- _Task goal_
Quote the listing below in its entirety, omitting every image.

+++ Supplied information

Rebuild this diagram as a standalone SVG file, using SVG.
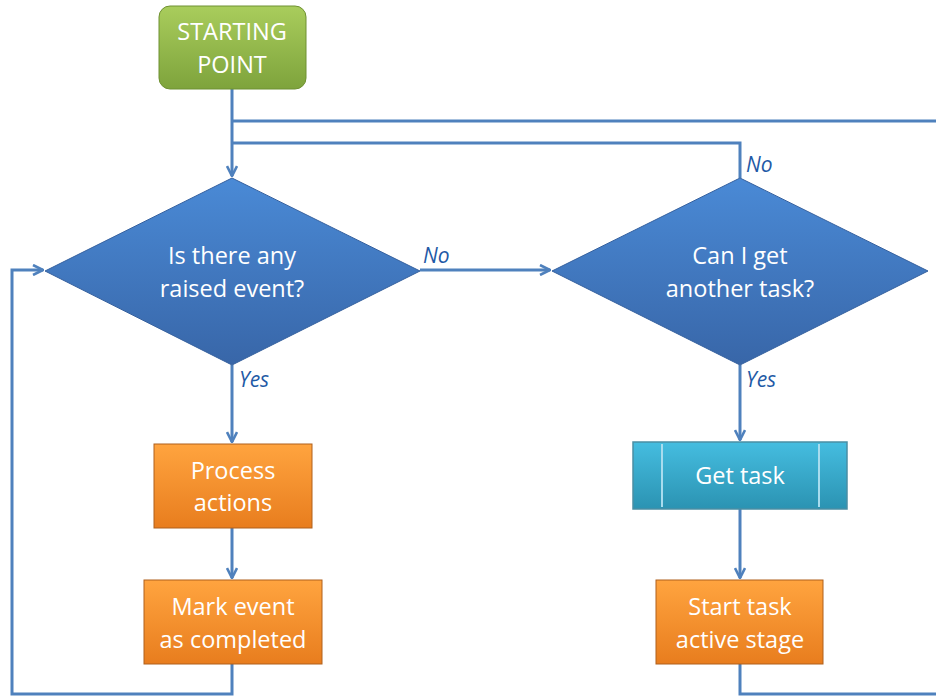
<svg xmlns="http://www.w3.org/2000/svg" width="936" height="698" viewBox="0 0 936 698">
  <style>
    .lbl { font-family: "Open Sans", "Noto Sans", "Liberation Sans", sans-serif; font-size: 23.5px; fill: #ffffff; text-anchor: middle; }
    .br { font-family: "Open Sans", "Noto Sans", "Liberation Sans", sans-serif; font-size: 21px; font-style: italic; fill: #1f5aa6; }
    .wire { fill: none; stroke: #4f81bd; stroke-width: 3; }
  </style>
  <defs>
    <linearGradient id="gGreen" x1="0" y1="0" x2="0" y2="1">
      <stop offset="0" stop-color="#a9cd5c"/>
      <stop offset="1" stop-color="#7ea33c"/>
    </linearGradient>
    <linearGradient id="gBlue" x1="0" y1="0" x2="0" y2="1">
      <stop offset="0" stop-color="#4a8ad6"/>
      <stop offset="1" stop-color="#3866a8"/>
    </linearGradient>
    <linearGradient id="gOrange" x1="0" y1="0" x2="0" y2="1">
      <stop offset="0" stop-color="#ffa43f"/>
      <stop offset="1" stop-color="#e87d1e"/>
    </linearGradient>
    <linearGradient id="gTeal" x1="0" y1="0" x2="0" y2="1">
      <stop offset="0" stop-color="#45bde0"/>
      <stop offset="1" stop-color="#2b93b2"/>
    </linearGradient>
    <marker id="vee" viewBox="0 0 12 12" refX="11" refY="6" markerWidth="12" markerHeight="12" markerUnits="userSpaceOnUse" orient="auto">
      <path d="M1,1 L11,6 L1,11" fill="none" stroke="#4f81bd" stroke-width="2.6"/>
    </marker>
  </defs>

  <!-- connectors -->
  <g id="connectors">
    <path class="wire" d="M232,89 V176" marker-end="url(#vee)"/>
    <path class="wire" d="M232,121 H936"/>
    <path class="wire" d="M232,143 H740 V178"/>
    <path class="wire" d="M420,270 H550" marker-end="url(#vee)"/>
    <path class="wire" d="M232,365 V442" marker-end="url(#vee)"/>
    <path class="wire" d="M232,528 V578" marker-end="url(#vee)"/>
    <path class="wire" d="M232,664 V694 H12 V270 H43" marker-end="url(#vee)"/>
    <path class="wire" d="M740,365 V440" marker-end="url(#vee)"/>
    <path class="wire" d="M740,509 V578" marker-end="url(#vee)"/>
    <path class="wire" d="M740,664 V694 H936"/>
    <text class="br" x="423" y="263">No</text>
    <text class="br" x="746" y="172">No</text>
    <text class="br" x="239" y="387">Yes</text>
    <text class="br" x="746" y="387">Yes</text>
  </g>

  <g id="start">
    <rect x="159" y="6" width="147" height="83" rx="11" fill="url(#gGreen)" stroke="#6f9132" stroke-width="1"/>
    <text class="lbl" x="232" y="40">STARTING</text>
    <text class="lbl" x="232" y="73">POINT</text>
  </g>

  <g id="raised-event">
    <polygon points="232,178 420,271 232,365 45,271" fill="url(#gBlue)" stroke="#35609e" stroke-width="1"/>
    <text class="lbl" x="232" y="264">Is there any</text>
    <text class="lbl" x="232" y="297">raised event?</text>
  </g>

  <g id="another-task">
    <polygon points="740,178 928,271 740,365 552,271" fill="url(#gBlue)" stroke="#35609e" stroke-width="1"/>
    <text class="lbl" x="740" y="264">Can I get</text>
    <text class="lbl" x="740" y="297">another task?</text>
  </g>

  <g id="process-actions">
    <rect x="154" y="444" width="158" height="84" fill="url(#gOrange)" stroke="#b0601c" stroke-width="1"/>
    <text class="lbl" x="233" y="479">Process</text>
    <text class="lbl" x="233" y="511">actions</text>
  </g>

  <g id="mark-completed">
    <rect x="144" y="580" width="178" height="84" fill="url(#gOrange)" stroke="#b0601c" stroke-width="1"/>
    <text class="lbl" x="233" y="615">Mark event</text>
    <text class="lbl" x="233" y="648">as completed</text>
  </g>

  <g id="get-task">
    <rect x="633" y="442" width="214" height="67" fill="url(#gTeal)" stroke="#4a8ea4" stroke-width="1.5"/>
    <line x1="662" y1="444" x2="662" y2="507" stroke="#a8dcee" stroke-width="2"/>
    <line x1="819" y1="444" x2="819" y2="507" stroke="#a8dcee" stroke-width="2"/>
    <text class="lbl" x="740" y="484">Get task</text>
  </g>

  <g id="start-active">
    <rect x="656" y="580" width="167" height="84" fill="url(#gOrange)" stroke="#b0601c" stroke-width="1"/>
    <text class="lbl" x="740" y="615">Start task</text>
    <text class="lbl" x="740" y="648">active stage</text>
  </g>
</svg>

++++++

- _Problem solution_
Rebuild this diagram as a standalone SVG file, using SVG.
<svg xmlns="http://www.w3.org/2000/svg" width="936" height="698" viewBox="0 0 936 698">
  <style>
    .lbl { font-family: "Open Sans", "Noto Sans", "Liberation Sans", sans-serif; font-size: 23.5px; fill: #ffffff; text-anchor: middle; }
    .br { font-family: "Open Sans", "Noto Sans", "Liberation Sans", sans-serif; font-size: 21px; font-style: italic; fill: #1f5aa6; }
    .wire { fill: none; stroke: #4f81bd; stroke-width: 3; }
  </style>
  <defs>
    <linearGradient id="gGreen" x1="0" y1="0" x2="0" y2="1">
      <stop offset="0" stop-color="#a9cd5c"/>
      <stop offset="1" stop-color="#7ea33c"/>
    </linearGradient>
    <linearGradient id="gBlue" x1="0" y1="0" x2="0" y2="1">
      <stop offset="0" stop-color="#4a8ad6"/>
      <stop offset="1" stop-color="#3866a8"/>
    </linearGradient>
    <linearGradient id="gOrange" x1="0" y1="0" x2="0" y2="1">
      <stop offset="0" stop-color="#ffa43f"/>
      <stop offset="1" stop-color="#e87d1e"/>
    </linearGradient>
    <linearGradient id="gTeal" x1="0" y1="0" x2="0" y2="1">
      <stop offset="0" stop-color="#45bde0"/>
      <stop offset="1" stop-color="#2b93b2"/>
    </linearGradient>
    <marker id="vee" viewBox="0 0 12 12" refX="11" refY="6" markerWidth="12" markerHeight="12" markerUnits="userSpaceOnUse" orient="auto">
      <path d="M1,1 L11,6 L1,11" fill="none" stroke="#4f81bd" stroke-width="2.6"/>
    </marker>
  </defs>

  <!-- connectors -->
  <g id="connectors">
    <path class="wire" d="M232,89 V176" marker-end="url(#vee)"/>
    <path class="wire" d="M232,121 H936"/>
    <path class="wire" d="M232,143 H740 V178"/>
    <path class="wire" d="M420,270 H550" marker-end="url(#vee)"/>
    <path class="wire" d="M232,365 V442" marker-end="url(#vee)"/>
    <path class="wire" d="M232,528 V578" marker-end="url(#vee)"/>
    <path class="wire" d="M232,664 V694 H12 V270 H43" marker-end="url(#vee)"/>
    <path class="wire" d="M740,365 V440" marker-end="url(#vee)"/>
    <path class="wire" d="M740,509 V578" marker-end="url(#vee)"/>
    <path class="wire" d="M740,664 V694 H936"/>
    <text class="br" x="423" y="263">No</text>
    <text class="br" x="746" y="172">No</text>
    <text class="br" x="239" y="387">Yes</text>
    <text class="br" x="746" y="387">Yes</text>
  </g>

  <g id="start">
    <rect x="159" y="6" width="147" height="83" rx="11" fill="url(#gGreen)" stroke="#6f9132" stroke-width="1"/>
    <text class="lbl" x="232" y="40">STARTING</text>
    <text class="lbl" x="232" y="73">POINT</text>
  </g>

  <g id="raised-event">
    <polygon points="232,178 420,271 232,365 45,271" fill="url(#gBlue)" stroke="#35609e" stroke-width="1"/>
    <text class="lbl" x="232" y="264">Is there any</text>
    <text class="lbl" x="232" y="297">raised event?</text>
  </g>

  <g id="another-task">
    <polygon points="740,178 928,271 740,365 552,271" fill="url(#gBlue)" stroke="#35609e" stroke-width="1"/>
    <text class="lbl" x="740" y="264">Can I get</text>
    <text class="lbl" x="740" y="297">another task?</text>
  </g>

  <g id="process-actions">
    <rect x="154" y="444" width="158" height="84" fill="url(#gOrange)" stroke="#b0601c" stroke-width="1"/>
    <text class="lbl" x="233" y="479">Process</text>
    <text class="lbl" x="233" y="511">actions</text>
  </g>

  <g id="mark-completed">
    <rect x="144" y="580" width="178" height="84" fill="url(#gOrange)" stroke="#b0601c" stroke-width="1"/>
    <text class="lbl" x="233" y="615">Mark event</text>
    <text class="lbl" x="233" y="648">as completed</text>
  </g>

  <g id="get-task">
    <rect x="633" y="442" width="214" height="67" fill="url(#gTeal)" stroke="#4a8ea4" stroke-width="1.5"/>
    <line x1="662" y1="444" x2="662" y2="507" stroke="#a8dcee" stroke-width="2"/>
    <line x1="819" y1="444" x2="819" y2="507" stroke="#a8dcee" stroke-width="2"/>
    <text class="lbl" x="740" y="484">Get task</text>
  </g>

  <g id="start-active">
    <rect x="656" y="580" width="167" height="84" fill="url(#gOrange)" stroke="#b0601c" stroke-width="1"/>
    <text class="lbl" x="740" y="615">Start task</text>
    <text class="lbl" x="740" y="648">active stage</text>
  </g>
</svg>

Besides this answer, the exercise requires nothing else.